Les opposants au projet de modernisation, qui condamne la façade historique de la synagogue du XVIe arrondissement, défendent une alternative permettant d’agrandir sans détruire.
Et s’il était possible de préserver la façade historique de la synagogue Copernic (XVIe), tout en remodelant et en agrandissant l’ensemble de l’étroit immeuble, pour y créer un ascenseur, une salle de culte à la mesure de son assemblée de fidèles, et mettre aux normes un bâtiment menacé faute de sécurité ? Et si le projet des architectes Valode & Pistre, adoubé par le conseil d’administration de l’Union libérale israélite de France (Ulif), et dont le permis de construire est actuellement à l’instruction, s’amendait pour intégrer les propositions d’un autre ?
Le pari est osé, pourtant l’association pour la Protection du patrimoine de Copernic (APPC) tente le tout pour le tout, avec l’espoir de convaincre les dirigeants de la synagogue. « S’ils s’en saisissent, ce sera le point de départ d’un dialogue », espère sa fondatrice, Eva Hein-Kunze. Dans le cas contraire, l’APCC est déjà résolue à des recours en justice contre le futur permis de construire, à l’instruction depuis plus de six mois. « Notre vocation est d’empêcher la démolition de la façade », rappelle Eva Hein-Kunze avec la même détermination que celle des dirigeants de l’Ulif à défendrent le projet Valode & Pistre, qui qui condamne la façade mais augmente de moitié la capacité de la salle de culte, en transpose l’intégralité des éléments Art déco, et agrandit l’ensemble de 900 mètres carrés.
« Nous avons toujours laissé la porte ouverte, tout ce qui se révélera de bonnes idées et permettra de progresser sera étudié, mais il faut prendre le temps d’y travailler sérieusement, et surtout sans présager de notre réponse. On ne peut rien dire sur ce contre-projet tant que l’on n’a pas pu l’étudier ! » répond Jean-François Bensahel, le président de l’Ulif.

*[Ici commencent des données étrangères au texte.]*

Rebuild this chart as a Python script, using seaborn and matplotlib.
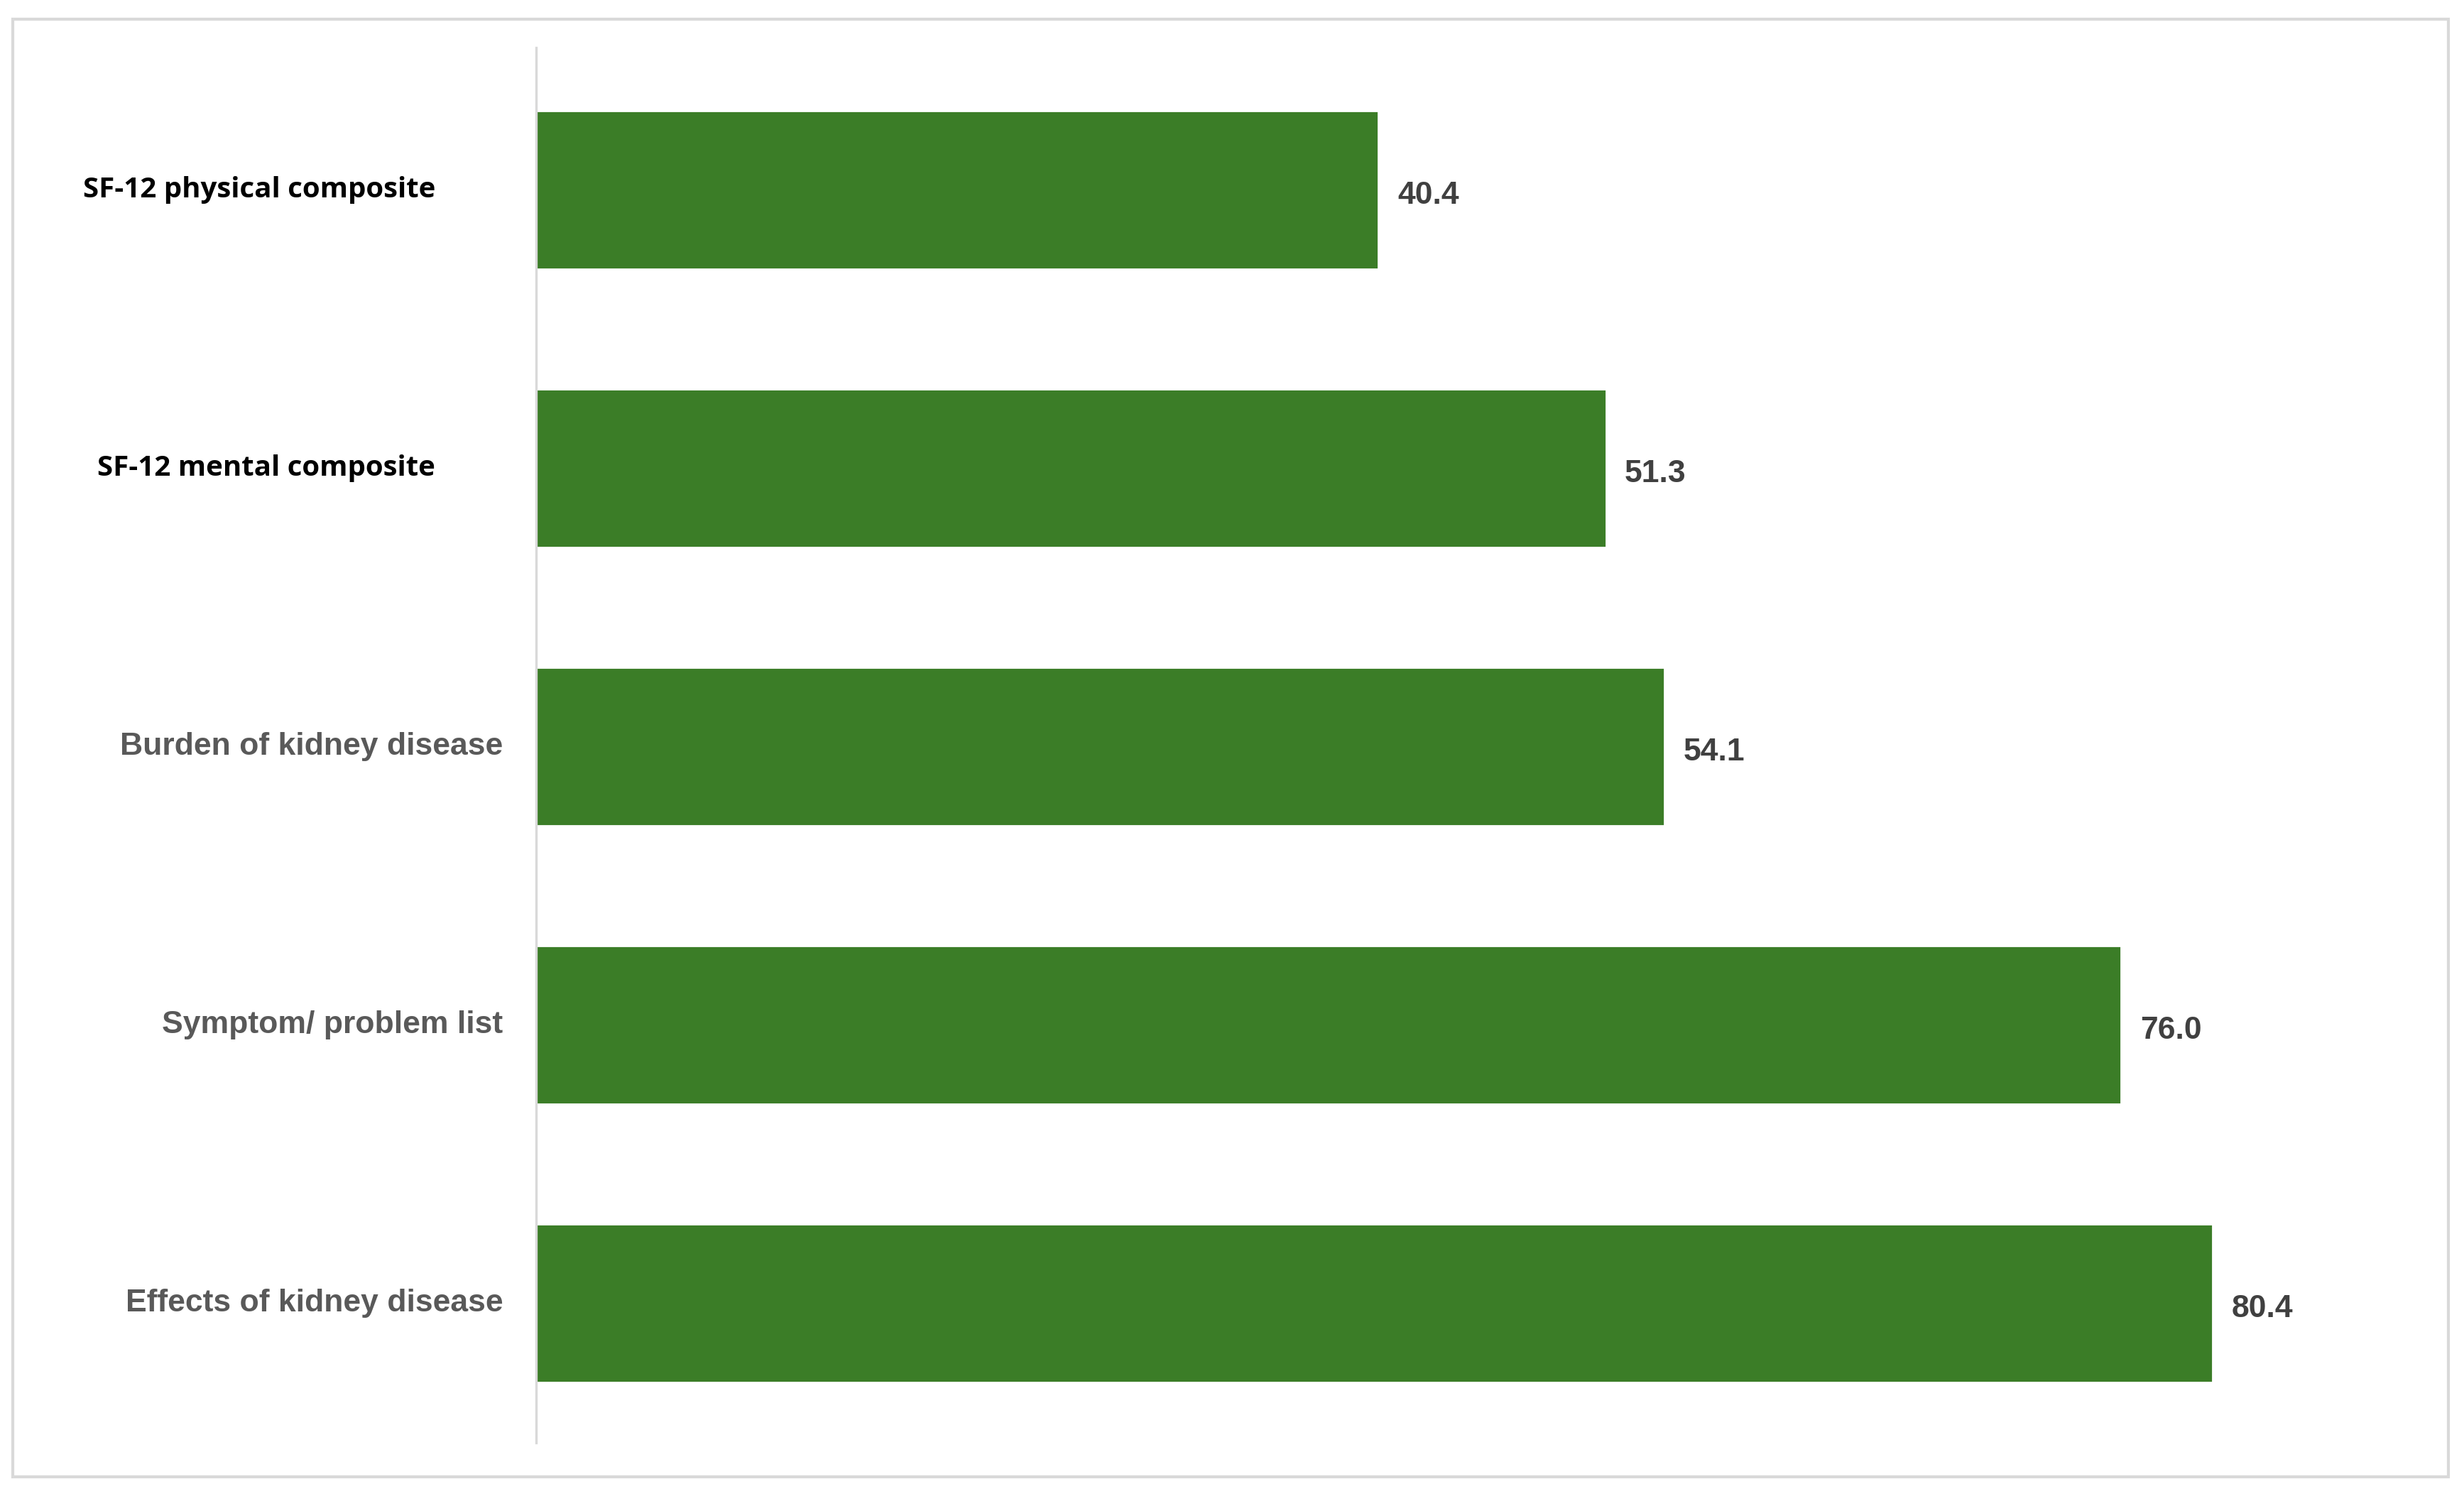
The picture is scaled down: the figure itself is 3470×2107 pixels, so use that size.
import matplotlib
matplotlib.use("Agg")
import matplotlib.pyplot as plt
import matplotlib.transforms as mtransforms
from matplotlib.patches import Rectangle
import pandas as pd
import seaborn as sns

categories = ["SF-12 physical composite", "SF-12 mental composite",
              "Burden of kidney disease", "Symptom/ problem list",
              "Effects of kidney disease"]
scores = [40.4, 51.3, 54.1, 76.0, 80.4]
value_labels = ["40.4", "51.3", "54.1", "76.0", "80.4"]

df = pd.DataFrame({"category": categories, "score": scores})

sns.set_style("white")
fig = plt.figure(figsize=(17.35, 10.535), dpi=200)
ax = fig.add_axes([0.2175, 0.0357, 0.7585, 0.9323])

sns.barplot(data=df, x="score", y="category", orient="h", color="#3b7d27",
            saturation=1, width=0.57, ax=ax)

ax.set_xlim(0, 89.6)
ax.set_ylim(4.5, -0.51)
ax.set_xlabel("")
ax.set_ylabel("")
ax.set_xticks([])
ax.set_yticks([])
for side in ["top", "right", "bottom"]:
    ax.spines[side].set_visible(False)
ax.spines["left"].set_color("#d9d9d9")
ax.spines["left"].set_linewidth(1.2)

trans = mtransforms.blended_transform_factory(ax.transAxes, ax.transData)
for i, cat in enumerate(categories):
    if cat.startswith("SF-12"):
        ax.text(-0.0538, i, cat, transform=trans, ha="right", va="center",
                fontsize=14.5, fontweight="bold", color="black",
                family="Open Sans")
    else:
        ax.text(-0.0177, i, cat, transform=trans, ha="right", va="center",
                fontsize=16, fontweight="bold", color="#595959",
                family="Liberation Sans")

for i, (v, lab) in enumerate(zip(scores, value_labels)):
    ax.text(v + 0.9, i + 0.02, lab, ha="left", va="center", fontsize=16,
            fontweight="bold", color="#404040", family="Liberation Sans")

fig.patches.append(Rectangle((8 / 1568, 12 / 952), 1550 / 1568, 928 / 952,
                             transform=fig.transFigure, fill=False,
                             edgecolor="#d9d9d9", linewidth=1.5))

fig.savefig("out.png", dpi=200, facecolor="white")
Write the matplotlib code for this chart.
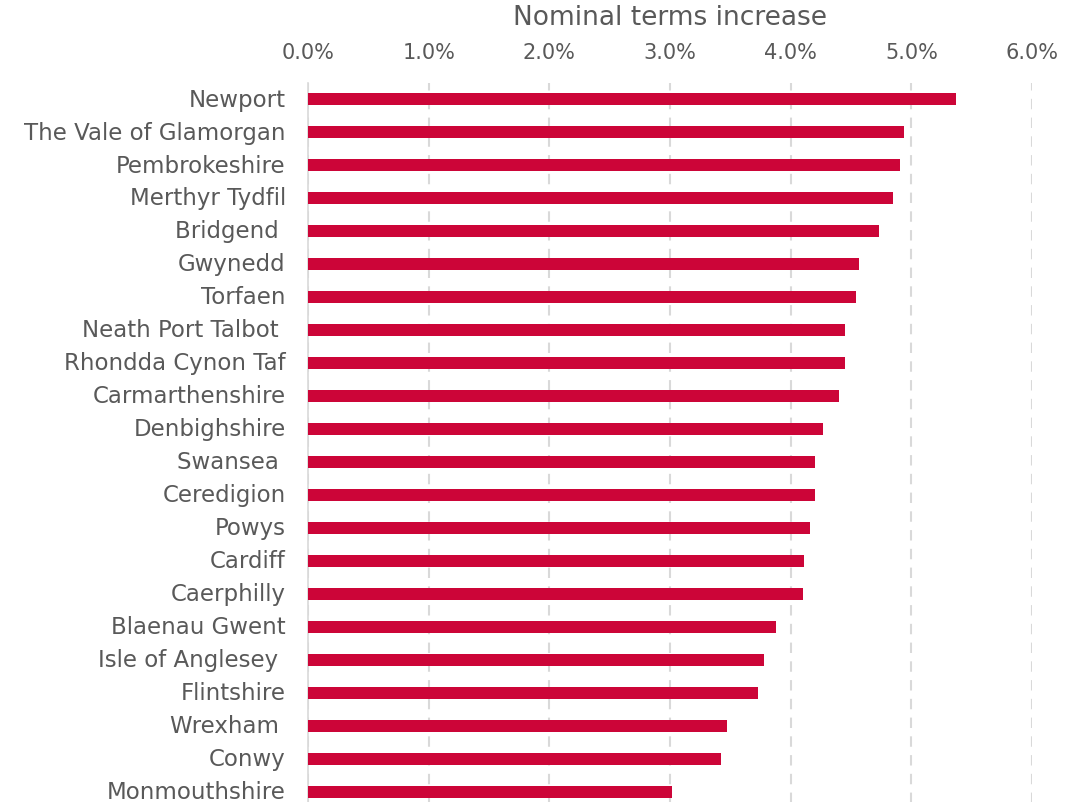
import matplotlib.pyplot as plt
from matplotlib.ticker import PercentFormatter

# values (nominal terms increase, %)
areas = [
    "Newport", "The Vale of Glamorgan", "Pembrokeshire", "Merthyr Tydfil",
    "Bridgend ", "Gwynedd", "Torfaen", "Neath Port Talbot ",
    "Rhondda Cynon Taf", "Carmarthenshire", "Denbighshire", "Swansea ",
    "Ceredigion", "Powys", "Cardiff", "Caerphilly", "Blaenau Gwent",
    "Isle of Anglesey ", "Flintshire", "Wrexham ", "Conwy", "Monmouthshire",
]
increase = [
    5.37, 4.94, 4.91, 4.85, 4.73, 4.57, 4.54, 4.45, 4.45, 4.40, 4.27,
    4.20, 4.20, 4.16, 4.11, 4.10, 3.88, 3.78, 3.73, 3.47, 3.42, 3.02,
]
xticks = [0, 1, 2, 3, 4, 5, 6]

plt.rcParams['font.family'] = ['DejaVu Sans']
text_col = '#595959'

fig = plt.figure(figsize=(10.72, 8.03), dpi=100)
ax = fig.add_axes([0.2873, -0.0080, 0.6754, 0.904])

ypos = list(range(len(areas)))
ax.barh(ypos, increase, height=0.37, color='#CC0538', zorder=3)
ax.set_ylim(len(areas) - 0.5, -0.5)
ax.set_yticks(ypos)
ax.set_yticklabels(areas, fontsize=16.5, color=text_col, va='center')

ax.set_xlim(0, 6)
ax.set_xticks(xticks)
ax.xaxis.set_major_formatter(PercentFormatter(decimals=1))
ax.xaxis.tick_top()
ax.xaxis.set_label_position('top')
ax.set_xlabel('Nominal terms increase', fontsize=19, color=text_col, labelpad=13)
ax.tick_params(axis='x', labelsize=15, colors=text_col, length=0, pad=15)
ax.tick_params(axis='y', length=0, pad=16)

ax.grid(axis='x', color='#d9d9d9', linestyle=(0, (5, 4)), linewidth=1.5, zorder=0)
for s in ['top', 'right', 'bottom']:
    ax.spines[s].set_visible(False)
ax.spines['left'].set_color('#d9d9d9')
ax.spines['left'].set_linewidth(1.2)

fig.savefig('out.png', dpi=100)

Ce que propose Regard naïf ? Conserver cette façade esthétiquement médiocre, mais si emblématique de l’histoire de Copernic. Un morceau de patrimoine chargé d’une mémoire que la version contemporaine des architectes lauréats remplace par une façade de verre et de pierre de Jérusalem, percée de failles en forme de chandelier. Or pour Roland Larivière, le fondateur de Regard naïf, cette modernité illustre « ce qu’il y a de dogmatique dans la nouvelle architecture des quartiers historiques. Je défends un retour à une architecture plus traditionnelle dans la capitale. Cette façade n’est pas remarquable mais elle remplit son rôle et se fond dans le quartier. Ma démarche est de montrer que l’on peut agrandir, créer une terrasse, un ascenseur, des espaces ambitieux, tout en la conservant. Si les architectes sont prêts à travailler sur ma proposition, l’on peut agrandir en préservant l’esthétique qui continue l’histoire de Paris. Il faut évidemment vivre avec son temps et accepter le moderne s’il est beau, mais il faut aussi en finir avec cette obligation de ne faire que des styles modernes ou de rupture. »
Une terrasse en toiture
Sans détruire le bâtiment, cet ingénieur informaticien « passionné d’architecture » propose de remplacer la surélévation existante par une nouvelle « d’un style homogène à sa base historique », de réaménager le premier niveau avec l’ouverture du mur sud de la salle de culte, pour y créer une mezzanine pouvant s’étendre jusqu’à la rue, afin d’augmenter sa capacité. Regard naïf dessine également des balcons aux étages supérieurs, conserve mais modifie le projet de terrasse donnant sur le réservoir d’eau non potable de Passy, et… en ajoute une seconde : une terrasse panoramique en toiture, non prévue dans le projet officiel, avec vue sur la tour Eiffel et patio vitré. « C’est ma cerise sur le gâteau », se félicite Roland Larivière.